Non-government organisation, The Right2Know Campaign, on Monday blamed the recent attacks on foreigners in South Africa on the government of President Cyril Ramaphosa and traditional leaders.
In a statement made available to APA amid the continued looting and burning of foreign-owned shops in Gauteng Province, which hosts the capital Pretoria and the economic capital Johannesburg, the organisation blamed Johannesburg mayor Herman Mashaba, Zulu King Goodwill Zwelithini and Ramaphosa for their recent calls to “defend the sovereignty of the state.”
The Right2Know said the attacks on non-South Africans confirmed a dangerous emerging trend of “xenophobic populism” which has led to attacks on foreign nationals in the two main cities.

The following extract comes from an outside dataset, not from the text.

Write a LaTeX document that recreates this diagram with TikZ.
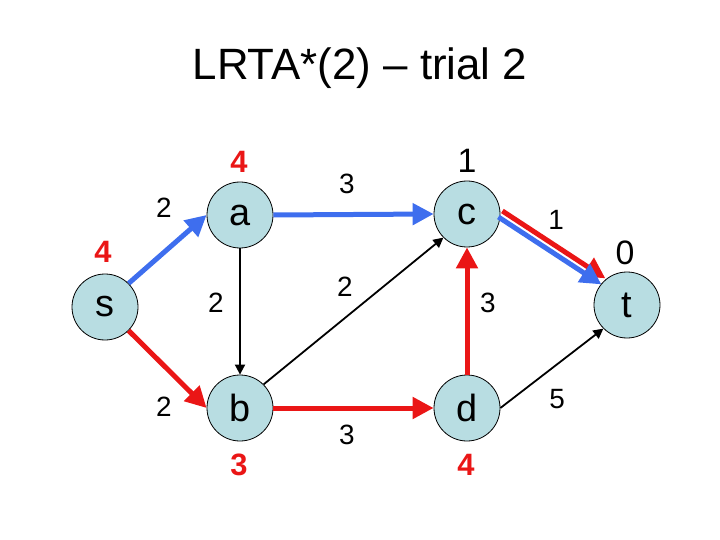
\documentclass[tikz,border=0pt]{standalone}
\usepackage{fontspec}
\setmainfont{Liberation Sans}
\usetikzlibrary{automata,positioning,arrows.meta}
\definecolor{nodeblue}{RGB}{184,221,226}
\definecolor{pathblue}{RGB}{62,110,238}
\definecolor{pathred}{RGB}{234,22,22}

\begin{document}
\begin{tikzpicture}[x=1bp,y=-1bp,
		every state/.style={draw,line width=0.8bp,fill=nodeblue,minimum size=66bp,inner sep=0pt,font=\fontsize{38}{38}\selectfont},
		cost/.style={font=\fontsize{28}{28}\selectfont},
		hval/.style={font=\fontsize{34}{34}\selectfont},
		upd/.style={text=pathred,font=\fontsize{31}{31}\selectfont\bfseries},
		thinarr/.style={-{Triangle[length=10bp,width=10bp]},line width=1.8bp},
		trail/.style={-{Triangle[length=21bp,width=21bp]},line width=5bp}]
		\useasboundingbox (0,0) rectangle (720,540);
		\draw (360,68) node (title) {\fontsize{44}{44}\selectfont LRTA*(2) – trial 2};

		\draw (105,307) node [state] (s) {s};
		\draw (240,215) node [state] (a) {a};
		\draw (240,408) node [state] (b) {b};
		\draw (467,214) node [state] (c) {c};
		\draw (467,408) node [state] (d) {d};
		\draw (627,305) node [state] (t) {t};

		% heuristic values
		\draw (103,252) node [upd] (hs) {4};
		\draw (239,162) node [upd] (ha) {4};
		\draw (239,465) node [upd] (hb) {3};
		\draw (466,465) node [upd] (hd) {4};
		\draw (467,161) node [hval] (hc) {1};
		\draw (625,253) node [hval] (ht) {0};

		% edge costs
		\draw (164,208) node [cost] (wsa) {2};
		\draw (164,407) node [cost] (wsb) {2};
		\draw (216,303) node [cost] (wab) {2};
		\draw (347,184) node [cost] (wac) {3};
		\draw (345,287) node [cost] (wbc) {2};
		\draw (347,435) node [cost] (wbd) {3};
		\draw (488,303) node [cost] (wdc) {3};
		\draw (556,220) node [cost] (wct) {1};
		\draw (557,399) node [cost] (wdt) {5};

		\draw[thinarr] (a.south) -- (b.north);
		\draw[thinarr] (b.north east) -- (c.south west);
		\draw[thinarr] (d.east) -- (t.south west);

		\draw[trail,pathred] (s.south east) -- (b.west);
		\draw[trail,pathred] (b.east) -- (d.west);
		\draw[trail,pathred] (d.north) -- (c.south);
		\draw[trail,pathred] ([shift={(2,-3)}]c.east) -- ([shift={(2,-3)}]t.north west);

		\draw[trail,pathblue] (s.north east) -- (a.west);
		\draw[trail,pathblue] (a.east) -- (c.west);
		\draw[trail,pathblue] ([shift={(-2,3)}]c.east) -- ([shift={(-2,3)}]t.north west);
	\end{tikzpicture}
\end{document}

“We recognise that there are many sources of the violence but it is also clear that statements of outrage and condemnation by state officials at all levels (Cabinet, Parliament, the Gauteng Province, South African Police Service and Metropolitan cities) have fuelled the actions of ordinary citizens who have interpreted those statements to be licence to take the law into their own hands,” the organisation said.

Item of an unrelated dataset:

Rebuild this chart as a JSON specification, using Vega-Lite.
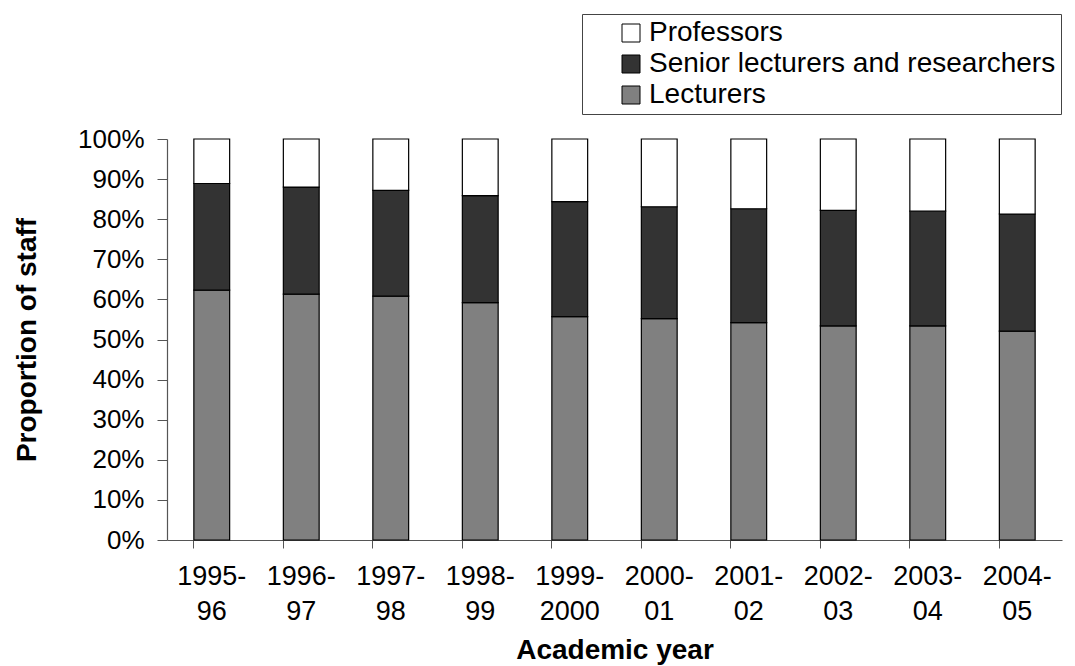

It noted that political leaders “find an easy target in the vulnerable Africans seeking to make a new home in South Africa. Indeed, there is a dangerous emerging trend of xenophobic populism that leads to attacks on foreign nationals.”
“In 2015, Zulu King Goodwill Zwelithini’s speech, President Cyril Ramaphosa’s 2019 election campaign pronouncements, the Minister of Health’s comments on the strain placed on health services by foreign migrants, and the xenophobic blaming for Johannesburg’s problems by Mayor Herman Mashaba have been followed by xenophobic attacks in different localities.
“In all these instances, even when not responding to a direct call, political populism is used as justification by instigators and perpetrators who would have been waiting for an opportunity to strike for their own reasons,” the NGO said.
Foreign-owned shops have been looted, car dealerships torched, a metro police officer injured and one man shot dead during the chaos which has since spread to other parts of Johannesburg and throughout the Gauteng Province.